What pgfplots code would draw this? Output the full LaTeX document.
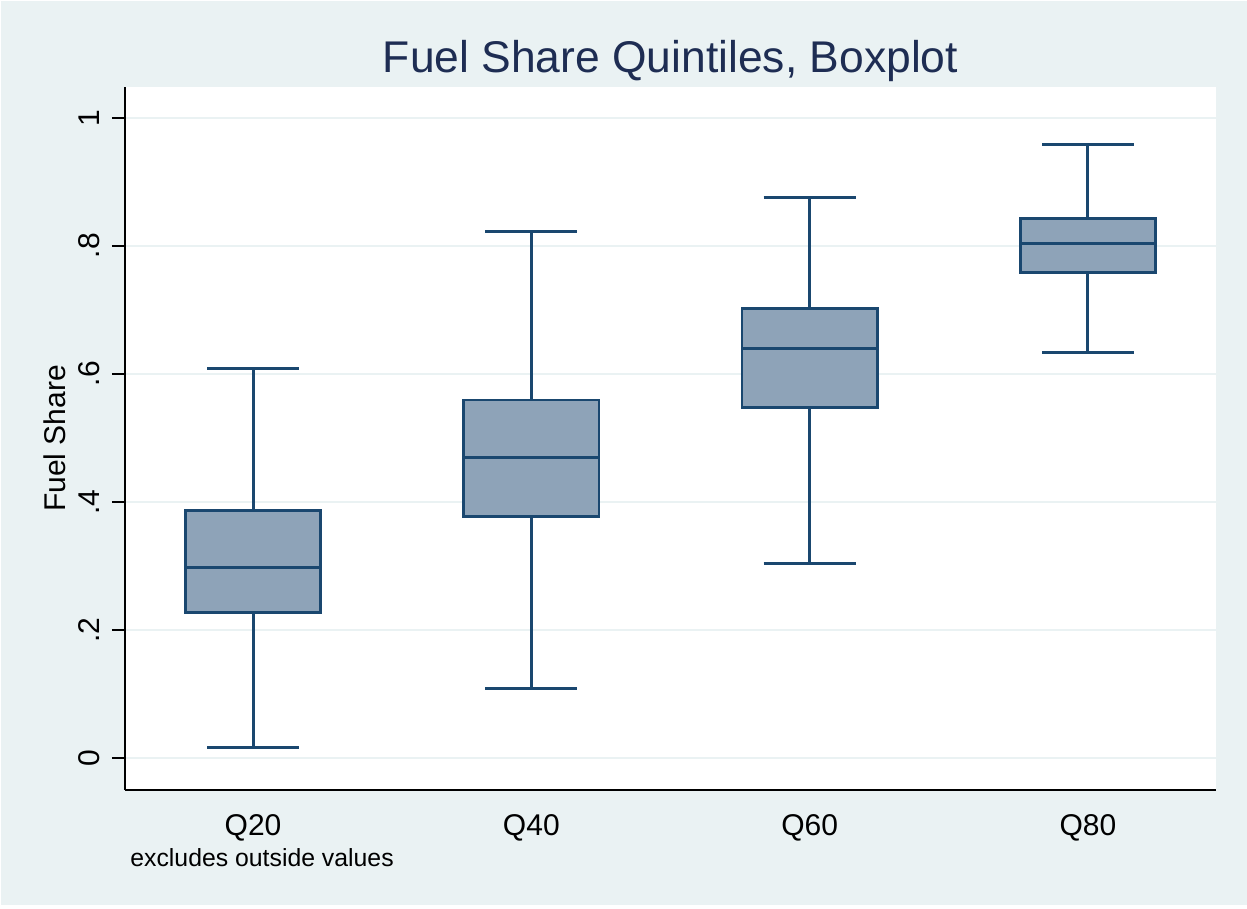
\documentclass[border=0pt]{standalone}
\usepackage{fontspec}
\setmainfont{Liberation Sans}
\usepackage{pgfplots}
\pgfplotsset{compat=1.18}
\usepgfplotslibrary{statistics}
\definecolor{bgc}{RGB}{234,242,243}
\definecolor{navy}{RGB}{26,71,111}
\definecolor{boxfill}{RGB}{142,163,184}
\definecolor{titlec}{RGB}{30,45,83}
\begin{document}
\begin{tikzpicture}
\fill[white] (0pt,0pt) rectangle (623.5pt,454.5pt);
\fill[bgc] (0.5pt,2pt) rectangle (623.5pt,454pt);
\begin{axis}[
  at={(62.5pt,59.5pt)}, anchor=south west,
  width=545.5pt, height=351.5pt, scale only axis,
  xmin=0.54, xmax=4.46, ymin=-0.05, ymax=1.048,
  axis lines*=left,
  axis line style={black, line width=0.9pt},
  axis background/.style={fill=white},
  xtick={1,2,3,4}, xticklabels={Q20,Q40,Q60,Q80},
  major x tick style={draw=none},
  ytick={0,0.2,0.4,0.6,0.8,1}, yticklabels={0,.2,.4,.6,.8,1},
  major y tick style={black, line width=0.8pt},
  major tick length=6.5pt, tick align=outside,
  ymajorgrids, major grid style={bgc, line width=1pt},
  yticklabel style={xshift=-2.5pt, rotate=90, anchor=south, font=\fontsize{15}{15}\selectfont},
  xticklabel style={font=\fontsize{15}{15}\selectfont, yshift=-2pt},
  ylabel={Fuel Share},
  ylabel style={at={(axis description cs:-0.064,0.5)}, anchor=center, font=\fontsize{15}{15}\selectfont},
  boxplot/draw direction=y,
  boxplot/every box/.style={draw=navy, fill=boxfill, line width=1.4pt},
  boxplot/every whisker/.style={draw=navy, line width=1.5pt},
  boxplot/every median/.style={draw=navy, line width=1.4pt},
]
\addplot[boxplot prepared={draw position=1, lower whisker=0.016, lower quartile=0.227, median=0.297, upper quartile=0.386, upper whisker=0.608, box extend=0.486, whisker extend=0.33}, draw=navy, fill=boxfill, line width=1.3pt] coordinates {};
\addplot[boxplot prepared={draw position=2, lower whisker=0.109, lower quartile=0.377, median=0.469, upper quartile=0.559, upper whisker=0.822, box extend=0.486, whisker extend=0.33}, draw=navy, fill=boxfill, line width=1.3pt] coordinates {};
\addplot[boxplot prepared={draw position=3, lower whisker=0.303, lower quartile=0.547, median=0.639, upper quartile=0.702, upper whisker=0.875, box extend=0.486, whisker extend=0.33}, draw=navy, fill=boxfill, line width=1.3pt] coordinates {};
\addplot[boxplot prepared={draw position=4, lower whisker=0.633, lower quartile=0.758, median=0.803, upper quartile=0.842, upper whisker=0.958, box extend=0.486, whisker extend=0.33}, draw=navy, fill=boxfill, line width=1.3pt] coordinates {};
\end{axis}
\node[font=\fontsize{22.2}{22.2}\selectfont, text=titlec] at (335.25pt,424pt) {Fuel Share Quintiles, Boxplot};
\node[font=\fontsize{12.4}{12.4}\selectfont, anchor=west, inner sep=0pt] at (65pt,25.5pt) {excludes outside values};
\end{tikzpicture}
\end{document}
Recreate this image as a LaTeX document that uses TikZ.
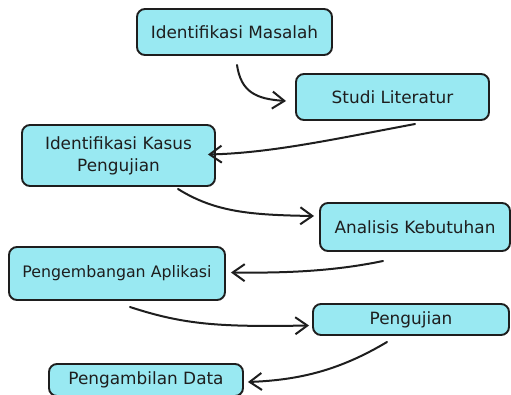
\documentclass[tikz,border=0pt]{standalone}
\usepackage{fontspec}
\setmainfont{DejaVu Sans}
\usetikzlibrary{arrows.meta,calc}
\definecolor{boxfill}{HTML}{99E9F2}
\definecolor{ink}{HTML}{1E1E1E}
\tikzset{
  stepbox/.style={draw=ink, fill=boxfill, line width=1.9pt, rounded corners=8pt,
    inner sep=0pt, align=center, text=ink, font=\fontsize{16.9}{22}\selectfont},
  flow/.style={draw=ink, line width=2pt, line cap=round,
    -{Straight Barb[length=12pt,width=17pt,line width=2pt]}}
}
\begin{document}
\begin{tikzpicture}[x=1pt,y=-1pt]
\useasboundingbox (0,0) rectangle (511,394);
\node[stepbox, minimum width=195pt, minimum height=46pt] (n1) at (234.5,32) {Identifikasi Masalah};
\node[stepbox, minimum width=193pt, minimum height=46pt] (n2) at (392.5,97) {Studi Literatur};
\node[stepbox, minimum width=193pt, minimum height=61pt] (n3) at (118.5,155.5) {Identifikasi Kasus\\Pengujian};
\node[stepbox, minimum width=190pt, minimum height=48pt] (n4) at (415,227) {Analisis Kebutuhan};
\node[stepbox, minimum width=216pt, minimum height=53pt, font=\fontsize{15.8}{22}\selectfont] (n5) at (117,273.5) {Pengembangan Aplikasi};
\node[stepbox, minimum width=196pt, minimum height=31pt] (n6) at (411,319.5) {Pengujian};
\node[stepbox, minimum width=194pt, minimum height=32pt] (n7) at (146,380) {Pengambilan Data};
% free ends
\coordinate (s1) at (237,65);
\coordinate (s2) at (415,124);
\coordinate (s3) at (178,189);
\coordinate (s4) at (383,261);
\coordinate (s5) at (130,307);
\coordinate (s6) at (387,342);
\draw[flow] (s1) .. controls (241,92) and (256,99) .. ($(n2.west)+(-9,4)$);
\draw[flow] (s2) .. controls (330,140) and (270,153) .. ($(n3.east)+(-8,-1)$);
\draw[flow] (s3) .. controls (215,212) and (250,215) .. ($(n4.west)+(-5,-11)$);
\draw[flow] (s4) .. controls (330,272) and (280,273) .. ($(n5.east)+(5,-1)$);
\draw[flow] (s5) .. controls (185,325) and (220,327) .. ($(n6.west)+(-3,6)$);
\draw[flow] (s6) .. controls (340,370) and (300,380) .. ($(n7.east)+(4,2)$);
\end{tikzpicture}
\end{document}
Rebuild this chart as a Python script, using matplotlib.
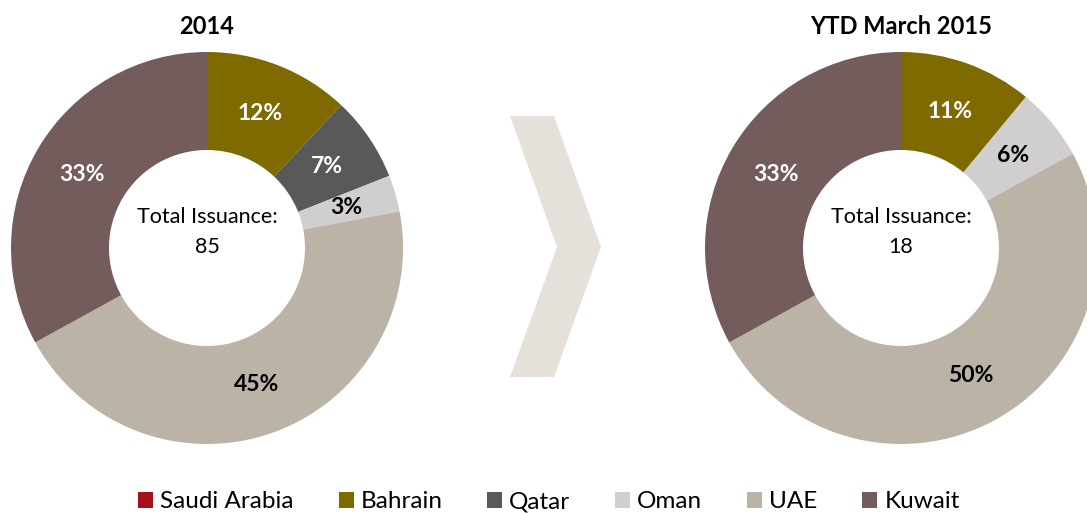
import matplotlib
matplotlib.use("Agg")
import matplotlib.pyplot as plt
from matplotlib.patches import Polygon, Patch

plt.rcParams['font.family'] = ['Lato', 'DejaVu Sans']

countries = ["Saudi Arabia", "Bahrain", "Qatar", "Oman", "UAE", "Kuwait"]
colors = ["#A3121A", "#7F6A00", "#595959", "#D0CECE", "#BBB3A6", "#735C5B"]
label_colors = ["white", "white", "white", "black", "black", "white"]

share_2014 = [0, 12, 7, 3, 45, 33]
share_2015 = [0, 11, 0, 6, 50, 33]
total_2014 = 85
total_2015 = 18
titles = ["2014", "YTD March 2015"]

W, H = 1087, 513
fig = plt.figure(figsize=(W / 100, H / 100), dpi=100)


def donut(cx, cy, r, shares, title, total):
    ax = fig.add_axes([(cx - r) / W, (H - cy - r) / H, 2 * r / W, 2 * r / H])
    vals = [v for v in shares if v > 0]
    cols = [c for v, c in zip(shares, colors) if v > 0]
    lcols = [c for v, c in zip(shares, label_colors) if v > 0]
    wedges, texts, autotexts = ax.pie(
        vals, colors=cols, startangle=90, counterclock=False, radius=1,
        wedgeprops=dict(width=0.5, linewidth=0),
        autopct=lambda p: "%d%%" % round(p), pctdistance=0.74,
        textprops=dict(fontsize=16.5, fontweight="bold"))
    for t, c in zip(autotexts, lcols):
        t.set_color(c)
    ax.set_xlim(-1, 1)
    ax.set_ylim(-1, 1)
    ax.set_aspect("equal")
    ax.text(0, 0.16, "Total Issuance:", ha="center", va="center", fontsize=15.5)
    ax.text(0, 0.005, str(total), ha="center", va="center", fontsize=15.5)
    fig.text(cx / W, 1 - 27 / H, title, ha="center", va="center",
             fontsize=17, fontweight="bold")


donut(207, 248, 196, share_2014, titles[0], total_2014)
donut(901, 248, 196, share_2015, titles[1], total_2015)

# chevron arrow between the two donuts
pts = [(510, 116), (554, 116), (601, 247), (554, 377), (510, 377), (557, 247)]
chev = Polygon([(x / W, 1 - y / H) for x, y in pts], closed=True,
               facecolor="#E6E0DA", edgecolor="none", transform=fig.transFigure)
fig.add_artist(chev)

handles = [Patch(facecolor=c, edgecolor="none") for c in colors]
fig.legend(handles, countries, loc="center", bbox_to_anchor=(0.505, 1 - 502 / H),
           ncol=6, frameon=False, fontsize=17.5, handlelength=0.62, handleheight=0.62,
           handletextpad=0.28, columnspacing=1.85, borderpad=0, borderaxespad=0)

fig.savefig("out.png", dpi=100)
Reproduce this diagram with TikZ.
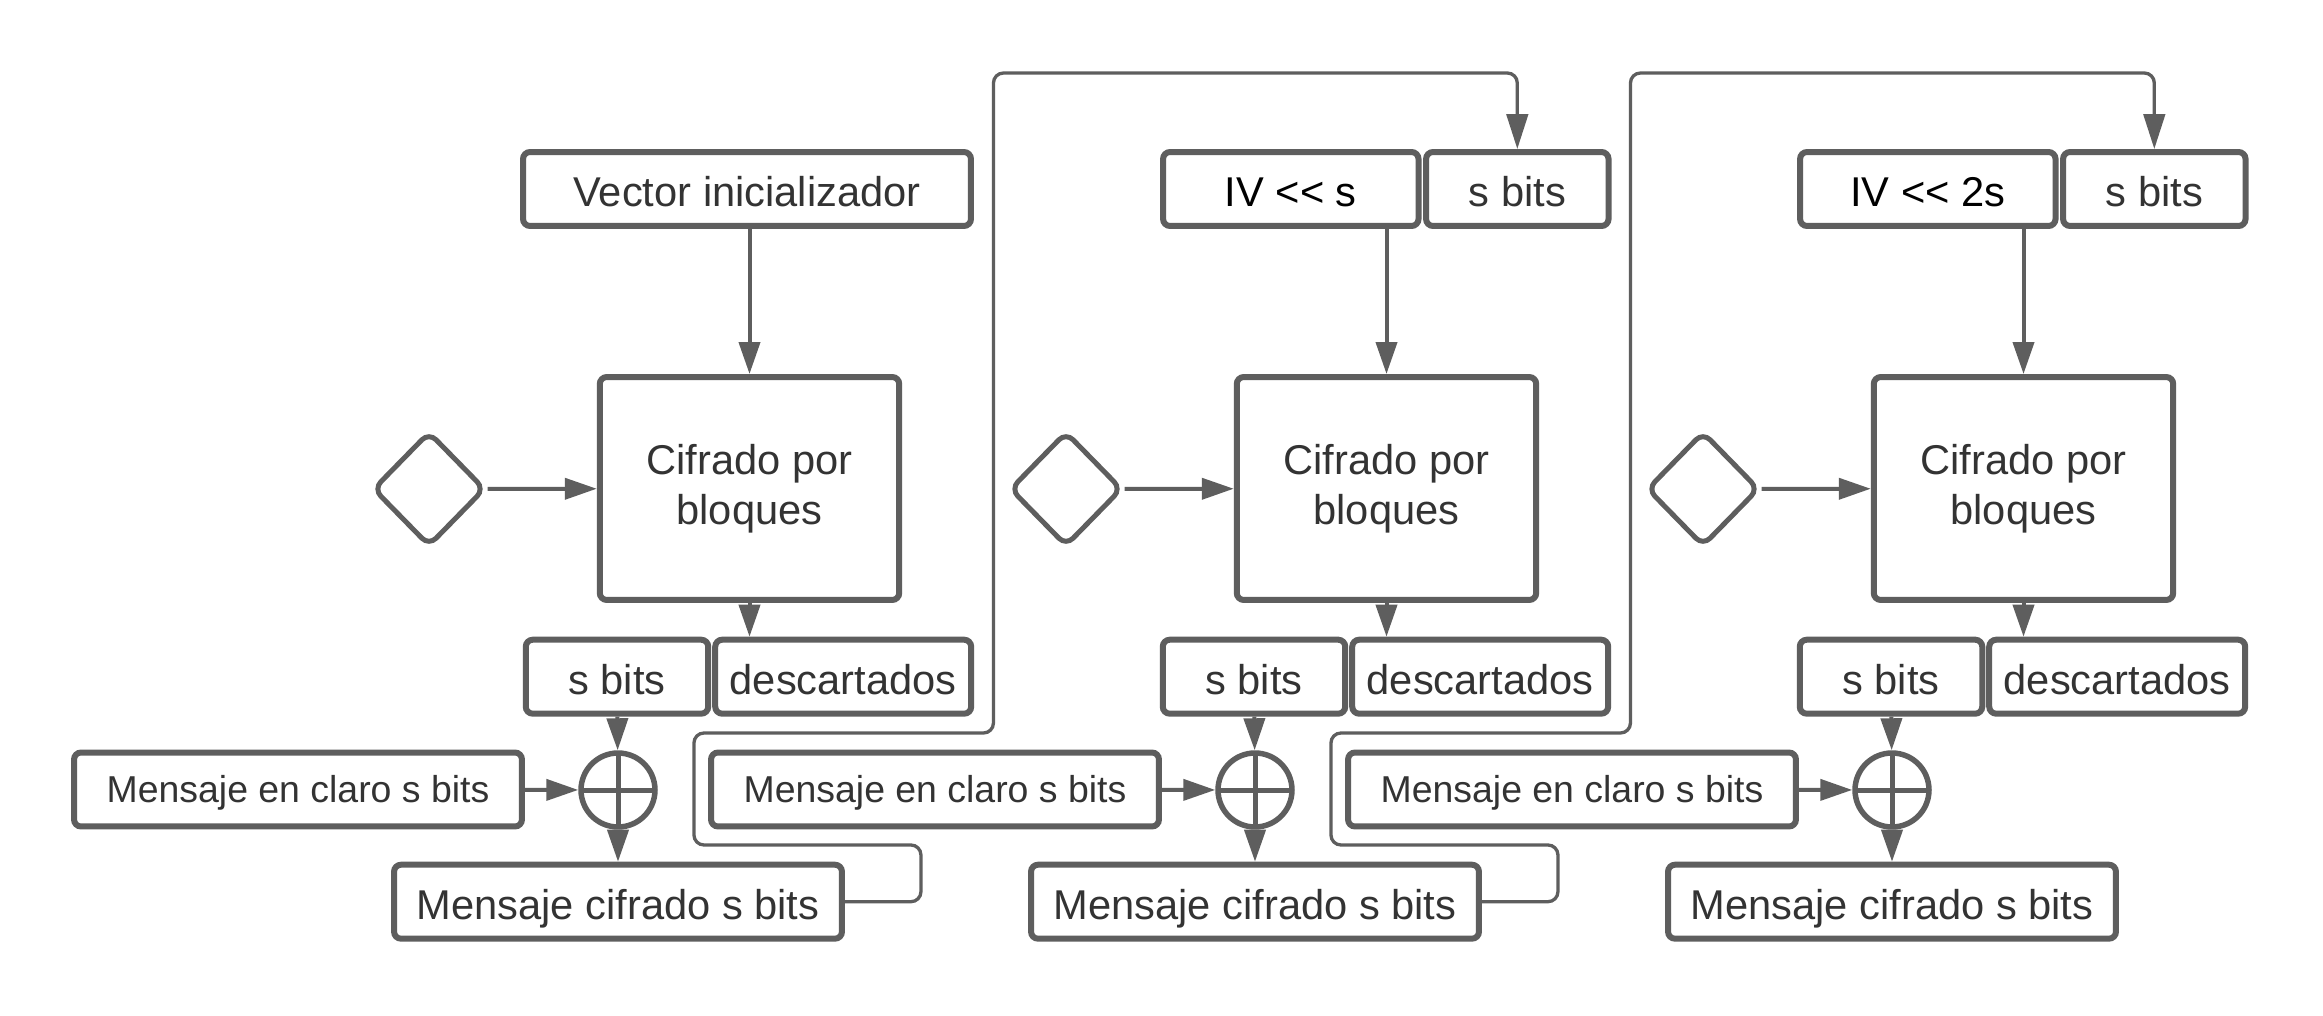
\documentclass[tikz,border=0pt]{standalone}
\usepackage{fontspec}
\setmainfont{Liberation Sans}
\usepackage{xcolor}
\usepackage{tikz}
\usetikzlibrary{shapes,arrows.meta}
\definecolor{linea}{HTML}{5E5E5E}
\definecolor{texto}{HTML}{333333}
\tikzset{caja/.style={rectangle,draw=linea,line width=0.12cm,rounded corners=0.14cm,text=texto,inner sep=0pt,minimum height=1.48cm,text height=0.7cm,text depth=0pt,font=\fontsize{23.7}{28}\selectfont}}
\tikzset{claro/.style={caja,minimum width=8.96cm,text height=0.54cm,font=\fontsize{21.3}{26}\selectfont}}
\tikzset{bloque/.style={rectangle,draw=linea,line width=0.12cm,rounded corners=0.14cm,text=texto,inner sep=0pt,minimum width=5.99cm,minimum height=4.46cm,align=center,font=\fontsize{23.7}{28.5}\selectfont}}
\tikzset{rombo/.style={diamond,draw=linea,line width=0.1cm,rounded corners=0.2cm,minimum width=2.25cm,minimum height=2.3cm,inner sep=0pt}}
\tikzset{suma/.style={circle,draw=linea,line width=0.11cm,minimum size=1.48cm,inner sep=0pt,path picture={\draw[linea,line width=0.1cm] (path picture bounding box.north) -- (path picture bounding box.south) (path picture bounding box.west) -- (path picture bounding box.east);}}}
\tikzset{flecha/.style={linea,line width=0.08cm,-{Triangle[length=0.64cm,width=0.42cm]}}}
\tikzset{vuelta/.style={linea,line width=0.066cm,rounded corners=0.2cm,-{Triangle[length=0.7cm,width=0.43cm]}}}

\begin{document}
\begin{tikzpicture}[x=0.02cm,y=-0.02cm]
    \fill[white] (0,0) rectangle (2323,1016);
    % primer bloque
    \node[caja,minimum width=8.96cm] (vi)at (747,189) {Vector inicializador};
    \node[bloque] (cb1)at (749.5,488.5) {Cifrado por\\bloques};
    \node[rombo] (d1)at (429,489) {};
    \node[caja,minimum width=3.65cm] (sb1)at (617,676.7) {s bits};
    \node[caja,minimum width=5.12cm] (ds1)at (843.2,676.7) {descartados};
    \node[claro] (mc1)at (298,789.5) {Mensaje en claro s bits};
    \node[suma] (x1)at (618,790) {};
    \node[caja,minimum width=8.96cm] (cf1)at (618,901.7) {Mensaje cifrado s bits};

    % segundo bloque
    \node[caja,minimum width=5.11cm,text=black] (iv2)at (1290.8,189) {IV <\kern0pt< s};
    \node[caja,minimum width=3.65cm] (st2)at (1517.3,189) {s bits};
    \node[bloque] (cb2)at (1386.5,488.5) {Cifrado por\\bloques};
    \node[rombo] (d2)at (1066,489) {};
    \node[caja,minimum width=3.65cm] (sb2)at (1254,676.7) {s bits};
    \node[caja,minimum width=5.12cm] (ds2)at (1480.2,676.7) {descartados};
    \node[claro] (mc2)at (935,789.5) {Mensaje en claro s bits};
    \node[suma] (x2)at (1255,790) {};
    \node[caja,minimum width=8.96cm] (cf2)at (1255,901.7) {Mensaje cifrado s bits};

    % tercer bloque
    \node[caja,minimum width=5.11cm,text=black] (iv3)at (1927.8,189) {IV <\kern0pt< 2s};
    \node[caja,minimum width=3.65cm] (st3)at (2154.3,189) {s bits};
    \node[bloque] (cb3)at (2023.5,488.5) {Cifrado por\\bloques};
    \node[rombo] (d3)at (1703,489) {};
    \node[caja,minimum width=3.65cm] (sb3)at (1891,676.7) {s bits};
    \node[caja,minimum width=5.12cm] (ds3)at (2117.2,676.7) {descartados};
    \node[claro] (mc3)at (1572,789.5) {Mensaje en claro s bits};
    \node[suma] (x3)at (1892,790) {};
    \node[caja,minimum width=8.96cm] (cf3)at (1892,901.7) {Mensaje cifrado s bits};

    \draw [flecha] (cb1.north |- vi.south) to (cb1.north);
    \draw [flecha] (cb2.north |- iv2.south) to (cb2.north);
    \draw [flecha] (cb3.north |- iv3.south) to (cb3.north);

    \draw [flecha] (d1) to (cb1);
    \draw [flecha] (d2) to (cb2);
    \draw [flecha] (d3) to (cb3);

    \draw [flecha] (cb1.south) to (cb1.south |- ds1.north);
    \draw [flecha] (cb2.south) to (cb2.south |- ds2.north);
    \draw [flecha] (cb3.south) to (cb3.south |- ds3.north);

    \draw [flecha] (sb1) to (x1);
    \draw [flecha] (sb2) to (x2);
    \draw [flecha] (sb3) to (x3);
    \draw [flecha] (mc1) to (x1);
    \draw [flecha] (mc2) to (x2);
    \draw [flecha] (mc3) to (x3);
    \draw [flecha] (x1) to (cf1);
    \draw [flecha] (x2) to (cf2);
    \draw [flecha] (x3) to (cf3);

    % realimentacion
    \draw [vuelta] (cf1.east) -- ++(76,0) -- ++(0,-56.7) -- ++(-227,0) -- ++(0,-112) -- ++(299.5,0) -- ++(0,-660) -| (st2.north);
    \draw [vuelta] (cf2.east) -- ++(76,0) -- ++(0,-56.7) -- ++(-227,0) -- ++(0,-112) -- ++(299.5,0) -- ++(0,-660) -| (st3.north);
\end{tikzpicture}
\end{document}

■ **STATED GOAL**: Leave the pictures out, then copy word for word only the lines from the one containing "Rebuild this chart" through the one containing "fig = plt.figure(figsize=(W", both included.

■ **RESULT FOR THIS TASK**:
Rebuild this chart as a Python script, using matplotlib.
import matplotlib
matplotlib.use("Agg")
import matplotlib.pyplot as plt
from matplotlib.patches import Polygon, Patch

plt.rcParams['font.family'] = ['Lato', 'DejaVu Sans']

countries = ["Saudi Arabia", "Bahrain", "Qatar", "Oman", "UAE", "Kuwait"]
colors = ["#A3121A", "#7F6A00", "#595959", "#D0CECE", "#BBB3A6", "#735C5B"]
label_colors = ["white", "white", "white", "black", "black", "white"]

share_2014 = [0, 12, 7, 3, 45, 33]
share_2015 = [0, 11, 0, 6, 50, 33]
total_2014 = 85
total_2015 = 18
titles = ["2014", "YTD March 2015"]

W, H = 1087, 513
fig = plt.figure(figsize=(W / 100, H / 100), dpi=100)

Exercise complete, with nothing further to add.